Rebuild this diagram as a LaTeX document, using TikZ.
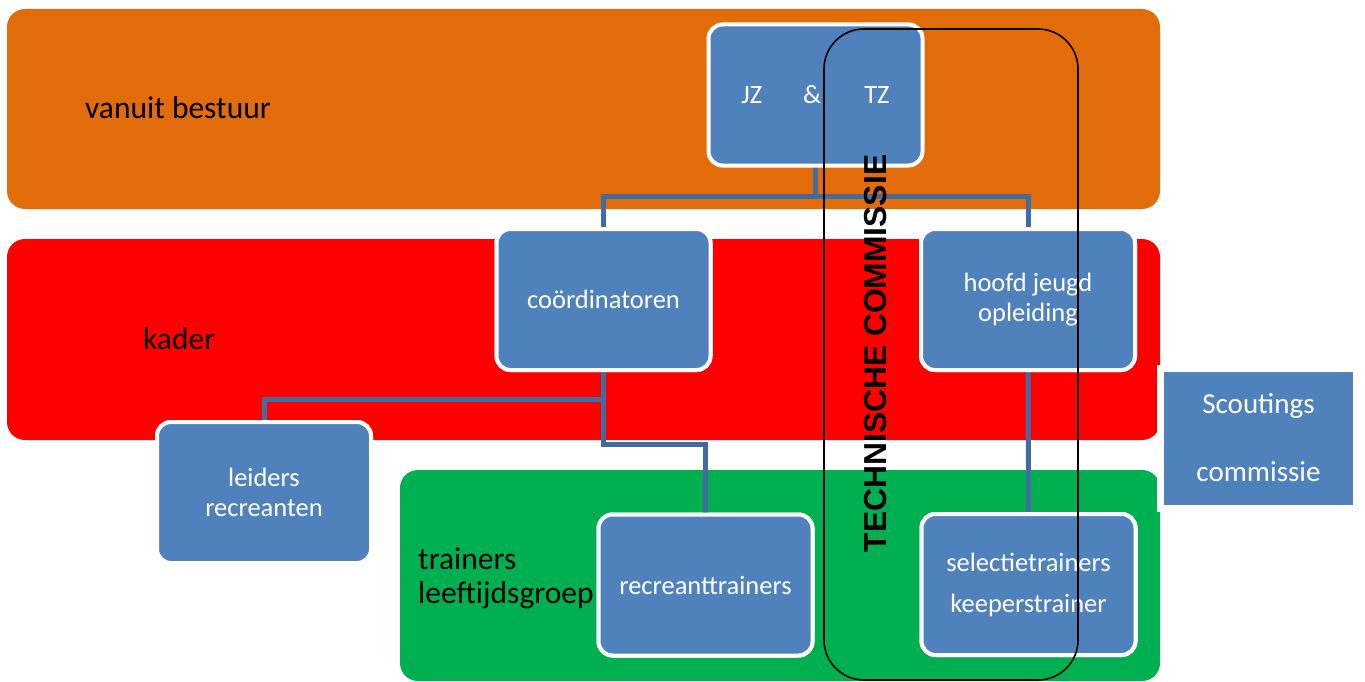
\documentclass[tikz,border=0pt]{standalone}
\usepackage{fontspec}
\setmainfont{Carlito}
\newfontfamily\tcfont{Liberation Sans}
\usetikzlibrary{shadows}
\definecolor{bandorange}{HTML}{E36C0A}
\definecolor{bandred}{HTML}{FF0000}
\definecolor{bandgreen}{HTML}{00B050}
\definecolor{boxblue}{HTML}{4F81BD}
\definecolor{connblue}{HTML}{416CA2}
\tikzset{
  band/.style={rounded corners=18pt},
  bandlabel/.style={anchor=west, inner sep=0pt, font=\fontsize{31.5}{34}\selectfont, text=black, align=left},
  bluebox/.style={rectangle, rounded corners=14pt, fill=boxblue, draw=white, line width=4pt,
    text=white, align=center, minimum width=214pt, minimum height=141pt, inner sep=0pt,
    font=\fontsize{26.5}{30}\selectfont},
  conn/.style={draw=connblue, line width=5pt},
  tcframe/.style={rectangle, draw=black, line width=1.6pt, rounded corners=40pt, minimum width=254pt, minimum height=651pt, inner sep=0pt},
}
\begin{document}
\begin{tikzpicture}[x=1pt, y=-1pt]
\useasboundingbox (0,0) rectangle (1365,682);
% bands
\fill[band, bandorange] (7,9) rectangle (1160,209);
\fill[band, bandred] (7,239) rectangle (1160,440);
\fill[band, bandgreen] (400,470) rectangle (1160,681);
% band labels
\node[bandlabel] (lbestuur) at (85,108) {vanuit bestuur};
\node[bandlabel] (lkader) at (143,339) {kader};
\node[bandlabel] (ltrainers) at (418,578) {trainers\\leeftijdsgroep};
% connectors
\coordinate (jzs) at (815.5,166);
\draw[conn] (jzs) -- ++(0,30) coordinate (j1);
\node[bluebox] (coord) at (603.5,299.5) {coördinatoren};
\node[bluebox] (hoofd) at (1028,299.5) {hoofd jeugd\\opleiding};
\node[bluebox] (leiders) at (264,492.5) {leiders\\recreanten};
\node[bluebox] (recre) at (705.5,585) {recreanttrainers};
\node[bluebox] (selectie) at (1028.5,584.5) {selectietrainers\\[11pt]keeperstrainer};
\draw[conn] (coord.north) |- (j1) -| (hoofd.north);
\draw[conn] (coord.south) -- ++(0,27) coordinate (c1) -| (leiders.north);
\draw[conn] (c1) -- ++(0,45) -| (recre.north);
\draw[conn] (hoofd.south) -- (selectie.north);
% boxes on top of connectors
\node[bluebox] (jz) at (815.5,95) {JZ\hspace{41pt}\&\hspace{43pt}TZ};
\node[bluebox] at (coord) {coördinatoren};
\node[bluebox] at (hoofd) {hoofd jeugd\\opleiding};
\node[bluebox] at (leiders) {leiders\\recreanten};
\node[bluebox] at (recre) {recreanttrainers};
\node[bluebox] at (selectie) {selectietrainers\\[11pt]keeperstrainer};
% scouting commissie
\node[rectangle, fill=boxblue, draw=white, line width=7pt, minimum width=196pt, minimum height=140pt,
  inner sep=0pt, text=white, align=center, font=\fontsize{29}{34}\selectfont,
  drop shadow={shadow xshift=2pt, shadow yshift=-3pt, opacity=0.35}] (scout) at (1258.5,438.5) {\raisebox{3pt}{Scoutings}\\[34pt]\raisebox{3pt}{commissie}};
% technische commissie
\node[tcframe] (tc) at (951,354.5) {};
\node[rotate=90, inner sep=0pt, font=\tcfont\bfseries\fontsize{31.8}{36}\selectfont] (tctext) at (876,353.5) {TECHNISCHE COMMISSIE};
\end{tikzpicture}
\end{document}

::::::::

Exercise requirements:
Transcribe the material exactly, and leave out whatever pictures it holds.

Solved exercise:
Rebuild this diagram as a LaTeX document, using TikZ.
\documentclass[tikz,border=0pt]{standalone}
\usepackage{fontspec}
\setmainfont{Carlito}
\newfontfamily\tcfont{Liberation Sans}
\usetikzlibrary{shadows}
\definecolor{bandorange}{HTML}{E36C0A}
\definecolor{bandred}{HTML}{FF0000}
\definecolor{bandgreen}{HTML}{00B050}
\definecolor{boxblue}{HTML}{4F81BD}
\definecolor{connblue}{HTML}{416CA2}
\tikzset{
  band/.style={rounded corners=18pt},
  bandlabel/.style={anchor=west, inner sep=0pt, font=\fontsize{31.5}{34}\selectfont, text=black, align=left},
  bluebox/.style={rectangle, rounded corners=14pt, fill=boxblue, draw=white, line width=4pt,
    text=white, align=center, minimum width=214pt, minimum height=141pt, inner sep=0pt,
    font=\fontsize{26.5}{30}\selectfont},
  conn/.style={draw=connblue, line width=5pt},
  tcframe/.style={rectangle, draw=black, line width=1.6pt, rounded corners=40pt, minimum width=254pt, minimum height=651pt, inner sep=0pt},
}
\begin{document}
\begin{tikzpicture}[x=1pt, y=-1pt]
\useasboundingbox (0,0) rectangle (1365,682);
% bands
\fill[band, bandorange] (7,9) rectangle (1160,209);
\fill[band, bandred] (7,239) rectangle (1160,440);
\fill[band, bandgreen] (400,470) rectangle (1160,681);
% band labels
\node[bandlabel] (lbestuur) at (85,108) {vanuit bestuur};
\node[bandlabel] (lkader) at (143,339) {kader};
\node[bandlabel] (ltrainers) at (418,578) {trainers\\leeftijdsgroep};
% connectors
\coordinate (jzs) at (815.5,166);
\draw[conn] (jzs) -- ++(0,30) coordinate (j1);
\node[bluebox] (coord) at (603.5,299.5) {coördinatoren};
\node[bluebox] (hoofd) at (1028,299.5) {hoofd jeugd\\opleiding};
\node[bluebox] (leiders) at (264,492.5) {leiders\\recreanten};
\node[bluebox] (recre) at (705.5,585) {recreanttrainers};
\node[bluebox] (selectie) at (1028.5,584.5) {selectietrainers\\[11pt]keeperstrainer};
\draw[conn] (coord.north) |- (j1) -| (hoofd.north);
\draw[conn] (coord.south) -- ++(0,27) coordinate (c1) -| (leiders.north);
\draw[conn] (c1) -- ++(0,45) -| (recre.north);
\draw[conn] (hoofd.south) -- (selectie.north);
% boxes on top of connectors
\node[bluebox] (jz) at (815.5,95) {JZ\hspace{41pt}\&\hspace{43pt}TZ};
\node[bluebox] at (coord) {coördinatoren};
\node[bluebox] at (hoofd) {hoofd jeugd\\opleiding};
\node[bluebox] at (leiders) {leiders\\recreanten};
\node[bluebox] at (recre) {recreanttrainers};
\node[bluebox] at (selectie) {selectietrainers\\[11pt]keeperstrainer};
% scouting commissie
\node[rectangle, fill=boxblue, draw=white, line width=7pt, minimum width=196pt, minimum height=140pt,
  inner sep=0pt, text=white, align=center, font=\fontsize{29}{34}\selectfont,
  drop shadow={shadow xshift=2pt, shadow yshift=-3pt, opacity=0.35}] (scout) at (1258.5,438.5) {\raisebox{3pt}{Scoutings}\\[34pt]\raisebox{3pt}{commissie}};
% technische commissie
\node[tcframe] (tc) at (951,354.5) {};
\node[rotate=90, inner sep=0pt, font=\tcfont\bfseries\fontsize{31.8}{36}\selectfont] (tctext) at (876,353.5) {TECHNISCHE COMMISSIE};
\end{tikzpicture}
\end{document}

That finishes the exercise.